## STATED GOAL
Restate, exactly and without pictures, the lines from the start of the listing below through the line holding "GATHERING FLOW CHART</text>".

## PROVIDED MATERIAL
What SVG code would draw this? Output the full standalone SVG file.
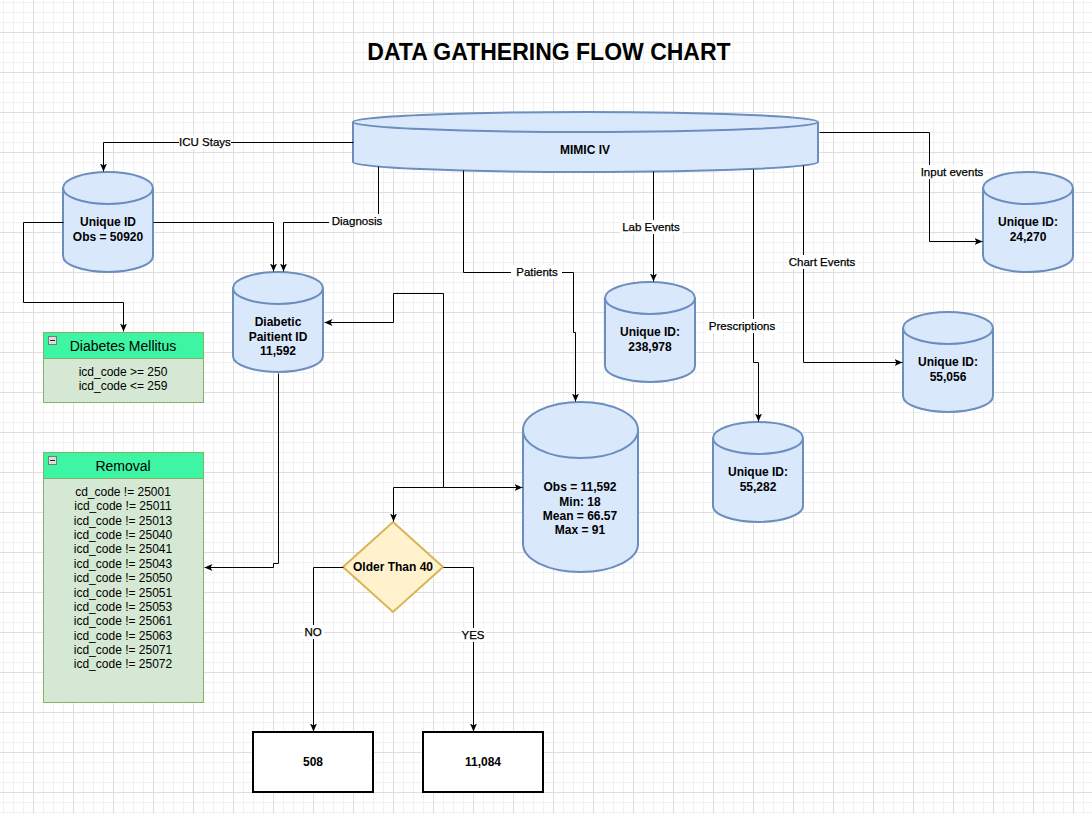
<svg xmlns="http://www.w3.org/2000/svg" width="1092" height="814" viewBox="0 0 1092 814">
<style>
text{font-family:"Liberation Sans",Arial,Helvetica,sans-serif;fill:#000}
.cyl{fill:#dae8fc;stroke:#6c8ebf;stroke-width:2}
.cyli{fill:none;stroke:#6c8ebf;stroke-width:2}
.nt{font-size:12px;font-weight:bold;text-anchor:middle}
.el{font-size:11.5px;text-anchor:middle;stroke:#000;stroke-width:0.25}
.lbg{fill:#fff}
.edge{fill:none;stroke:#000;stroke-width:1}
.lane{fill:#d5e8d4;stroke:#82b366;stroke-width:1}
.laneh{fill:#3ef5a4;stroke:#82b366;stroke-width:1}
.lt{font-size:14px;text-anchor:middle}
.bt{font-size:12px;text-anchor:middle}
.ico{fill:#dcdcdc;stroke:#7a7a7a;stroke-width:1}
.box{fill:#fff;stroke:#000;stroke-width:2}
</style>
<defs>
<pattern id="grid" x="3" y="2" width="40" height="40" patternUnits="userSpaceOnUse">
<rect x="0" y="0" width="1" height="40" fill="#f1f1f1"/>
<rect x="10" y="0" width="1" height="40" fill="#f1f1f1"/>
<rect x="20" y="0" width="1" height="40" fill="#f1f1f1"/>
<rect x="0" y="0" width="40" height="1" fill="#f1f1f1"/>
<rect x="0" y="10" width="40" height="1" fill="#f1f1f1"/>
<rect x="0" y="20" width="40" height="1" fill="#f1f1f1"/>
<rect x="30" y="0" width="1" height="40" fill="#dedede"/>
<rect x="0" y="30" width="40" height="1" fill="#dedede"/>
</pattern>
<marker id="arr" markerUnits="userSpaceOnUse" viewBox="0 0 8 7" markerWidth="8" markerHeight="7" refX="8" refY="3.5" orient="auto-start-reverse">
<path d="M8,3.5 L0,0 L2,3.5 L0,7 Z" fill="#000"/>
</marker>
</defs>
<rect x="0" y="0" width="1092" height="814" fill="#fff"/>
<rect x="0" y="0" width="1092" height="814" fill="url(#grid)"/>

<text x="549" y="60" font-size="23" font-weight="bold" text-anchor="middle">DATA GATHERING FLOW CHART</text>

<g id="mimic">
<path class="cyl" d="M353,122 A232.5,10 0 0 1 818,122 V162 A232.5,10 0 0 1 353,162 Z"/>
<path class="cyli" d="M353,122 A232.5,10 0 0 0 818,122"/>
<text class="nt" x="585" y="154">MIMIC IV</text>
</g>

<g id="icu-unique">
<path class="cyl" d="M63,188 A45,16 0 0 1 153,188 V256 A45,16 0 0 1 63,256 Z"/>
<path class="cyli" d="M63,188 A45,16 0 0 0 153,188"/>
<text class="nt" x="108" y="226">Unique ID</text>
<text class="nt" x="108" y="241">Obs = 50920</text>
</g>

<g id="diabetic">
<path class="cyl" d="M233,288 A45,16 0 0 1 323,288 V356 A45,16 0 0 1 233,356 Z"/>
<path class="cyli" d="M233,288 A45,16 0 0 0 323,288"/>
<text class="nt" x="278" y="326">Diabetic</text>
<text class="nt" x="278" y="341">Paitient ID</text>
<text class="nt" x="278" y="355">11,592</text>
</g>

<g id="lab">
<path class="cyl" d="M605,298 A45,16 0 0 1 695,298 V366 A45,16 0 0 1 605,366 Z"/>
<path class="cyli" d="M605,298 A45,16 0 0 0 695,298"/>
<text class="nt" x="650" y="336">Unique ID:</text>
<text class="nt" x="650" y="351">238,978</text>
</g>

<g id="input">
<path class="cyl" d="M983,188 A45,16 0 0 1 1073,188 V256 A45,16 0 0 1 983,256 Z"/>
<path class="cyli" d="M983,188 A45,16 0 0 0 1073,188"/>
<text class="nt" x="1028" y="226">Unique ID:</text>
<text class="nt" x="1028" y="241">24,270</text>
</g>

<g id="chart">
<path class="cyl" d="M903,328 A45,16 0 0 1 993,328 V396 A45,16 0 0 1 903,396 Z"/>
<path class="cyli" d="M903,328 A45,16 0 0 0 993,328"/>
<text class="nt" x="948" y="366">Unique ID:</text>
<text class="nt" x="948" y="381">55,056</text>
</g>

<g id="prescriptions">
<path class="cyl" d="M713,438 A45,16 0 0 1 803,438 V506 A45,16 0 0 1 713,506 Z"/>
<path class="cyli" d="M713,438 A45,16 0 0 0 803,438"/>
<text class="nt" x="758" y="476">Unique ID:</text>
<text class="nt" x="758" y="491">55,282</text>
</g>

<g id="patients">
<path class="cyl" d="M523,430 A57.5,28 0 0 1 638,430 V544 A57.5,28 0 0 1 523,544 Z"/>
<path class="cyli" d="M523,430 A57.5,28 0 0 0 638,430"/>
<text class="nt" x="580" y="491">Obs = 11,592</text>
<text class="nt" x="580" y="505.5">Min: 18</text>
<text class="nt" x="580" y="519.5">Mean = 66.57</text>
<text class="nt" x="580" y="534">Max = 91</text>
</g>

<g id="diabetes-mellitus">
<rect class="lane" x="43.5" y="332.5" width="160" height="70"/>
<rect class="laneh" x="43.5" y="332.5" width="160" height="26"/>
<rect class="ico" x="48.5" y="336.5" width="8" height="8"/>
<line x1="50" y1="340.5" x2="55" y2="340.5" stroke="#222" stroke-width="1"/>
<text class="lt" x="123" y="351">Diabetes Mellitus</text>
<text class="bt" x="123" y="376">icd_code &gt;= 250</text>
<text class="bt" x="123" y="390">icd_code &lt;= 259</text>
</g>

<g id="removal">
<rect class="lane" x="43.5" y="452.5" width="160" height="250"/>
<rect class="laneh" x="43.5" y="452.5" width="160" height="26"/>
<rect class="ico" x="48.5" y="456.5" width="8" height="8"/>
<line x1="50" y1="460.5" x2="55" y2="460.5" stroke="#222" stroke-width="1"/>
<text class="lt" x="123" y="471">Removal</text>
<text class="bt" x="123" y="496">cd_code != 25001</text>
<text class="bt" x="123" y="510.4">icd_code != 25011</text>
<text class="bt" x="123" y="524.7">icd_code != 25013</text>
<text class="bt" x="123" y="539.1">icd_code != 25040</text>
<text class="bt" x="123" y="553.4">icd_code != 25041</text>
<text class="bt" x="123" y="567.8">icd_code != 25043</text>
<text class="bt" x="123" y="582.2">icd_code != 25050</text>
<text class="bt" x="123" y="596.5">icd_code != 25051</text>
<text class="bt" x="123" y="610.9">icd_code != 25053</text>
<text class="bt" x="123" y="625.2">icd_code != 25061</text>
<text class="bt" x="123" y="639.6">icd_code != 25063</text>
<text class="bt" x="123" y="654">icd_code != 25071</text>
<text class="bt" x="123" y="668.3">icd_code != 25072</text>
</g>

<g id="older-than-40">
<path d="M393,522 L443,567 L393,612 L343,567 Z" fill="#fff2cc" stroke="#d6b656" stroke-width="2"/>
<text class="nt" x="393" y="571">Older Than 40</text>
</g>

<g id="result-no">
<rect class="box" x="253" y="732" width="120" height="60"/>
<text class="nt" x="313" y="766">508</text>
</g>

<g id="result-yes">
<rect class="box" x="423" y="732" width="120" height="60"/>
<text class="nt" x="483" y="766">11,084</text>
</g>

<g id="connectors">
<g transform="translate(0.5,0.5)">
<path class="edge" d="M353,142 H103 V171" marker-end="url(#arr)"/>
<path class="edge" d="M378,166 V222 H283 V271" marker-end="url(#arr)"/>
<path class="edge" d="M153,222 H273 V271" marker-end="url(#arr)"/>
<path class="edge" d="M63,222 H23 V302 H123 V331" marker-end="url(#arr)"/>
<path class="edge" d="M278,373 V563 H273 V567 H204" marker-end="url(#arr)"/>
<path class="edge" d="M463,170 V272 H573 V332 H575 V401" marker-end="url(#arr)"/>
<path class="edge" d="M653,171 V281" marker-end="url(#arr)"/>
<path class="edge" d="M753,169 V362 H758 V421" marker-end="url(#arr)"/>
<path class="edge" d="M803,165 V362 H902" marker-end="url(#arr)"/>
<path class="edge" d="M819,132 H929 V241 H982" marker-end="url(#arr)"/>
<path class="edge" d="M324,322 H393 V293 H443 V487 H522" marker-start="url(#arr)" marker-end="url(#arr)"/>
<path class="edge" d="M443,487 H393 V521" marker-end="url(#arr)"/>
<path class="edge" d="M343,567 H313 V731" marker-end="url(#arr)"/>
<path class="edge" d="M443,567 H473 V731" marker-end="url(#arr)"/>
</g>
<rect class="lbg" x="179" y="135" width="52" height="14"/>
<text class="el" x="205" y="146">ICU Stays</text>
<rect class="lbg" x="329" y="214" width="56" height="14"/>
<text class="el" x="357" y="225">Diagnosis</text>
<rect class="lbg" x="511" y="265" width="51" height="14"/>
<text class="el" x="537" y="276">Patients</text>
<rect class="lbg" x="620" y="220" width="62" height="14"/>
<text class="el" x="651" y="231">Lab Events</text>
<rect class="lbg" x="706" y="319" width="72" height="14"/>
<text class="el" x="742" y="330">Prescriptions</text>
<rect class="lbg" x="787" y="255" width="70" height="14"/>
<text class="el" x="822" y="266">Chart Events</text>
<rect class="lbg" x="919" y="165" width="66" height="14"/>
<text class="el" x="952" y="176">Input events</text>
<rect class="lbg" x="303" y="625" width="21" height="14"/>
<text class="el" x="313" y="636">NO</text>
<rect class="lbg" x="461" y="628" width="25" height="14"/>
<text class="el" x="473" y="639">YES</text>
</g>
</svg>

## COMPLETED EXERCISE
What SVG code would draw this? Output the full standalone SVG file.
<svg xmlns="http://www.w3.org/2000/svg" width="1092" height="814" viewBox="0 0 1092 814">
<style>
text{font-family:"Liberation Sans",Arial,Helvetica,sans-serif;fill:#000}
.cyl{fill:#dae8fc;stroke:#6c8ebf;stroke-width:2}
.cyli{fill:none;stroke:#6c8ebf;stroke-width:2}
.nt{font-size:12px;font-weight:bold;text-anchor:middle}
.el{font-size:11.5px;text-anchor:middle;stroke:#000;stroke-width:0.25}
.lbg{fill:#fff}
.edge{fill:none;stroke:#000;stroke-width:1}
.lane{fill:#d5e8d4;stroke:#82b366;stroke-width:1}
.laneh{fill:#3ef5a4;stroke:#82b366;stroke-width:1}
.lt{font-size:14px;text-anchor:middle}
.bt{font-size:12px;text-anchor:middle}
.ico{fill:#dcdcdc;stroke:#7a7a7a;stroke-width:1}
.box{fill:#fff;stroke:#000;stroke-width:2}
</style>
<defs>
<pattern id="grid" x="3" y="2" width="40" height="40" patternUnits="userSpaceOnUse">
<rect x="0" y="0" width="1" height="40" fill="#f1f1f1"/>
<rect x="10" y="0" width="1" height="40" fill="#f1f1f1"/>
<rect x="20" y="0" width="1" height="40" fill="#f1f1f1"/>
<rect x="0" y="0" width="40" height="1" fill="#f1f1f1"/>
<rect x="0" y="10" width="40" height="1" fill="#f1f1f1"/>
<rect x="0" y="20" width="40" height="1" fill="#f1f1f1"/>
<rect x="30" y="0" width="1" height="40" fill="#dedede"/>
<rect x="0" y="30" width="40" height="1" fill="#dedede"/>
</pattern>
<marker id="arr" markerUnits="userSpaceOnUse" viewBox="0 0 8 7" markerWidth="8" markerHeight="7" refX="8" refY="3.5" orient="auto-start-reverse">
<path d="M8,3.5 L0,0 L2,3.5 L0,7 Z" fill="#000"/>
</marker>
</defs>
<rect x="0" y="0" width="1092" height="814" fill="#fff"/>
<rect x="0" y="0" width="1092" height="814" fill="url(#grid)"/>

<text x="549" y="60" font-size="23" font-weight="bold" text-anchor="middle">DATA GATHERING FLOW CHART</text>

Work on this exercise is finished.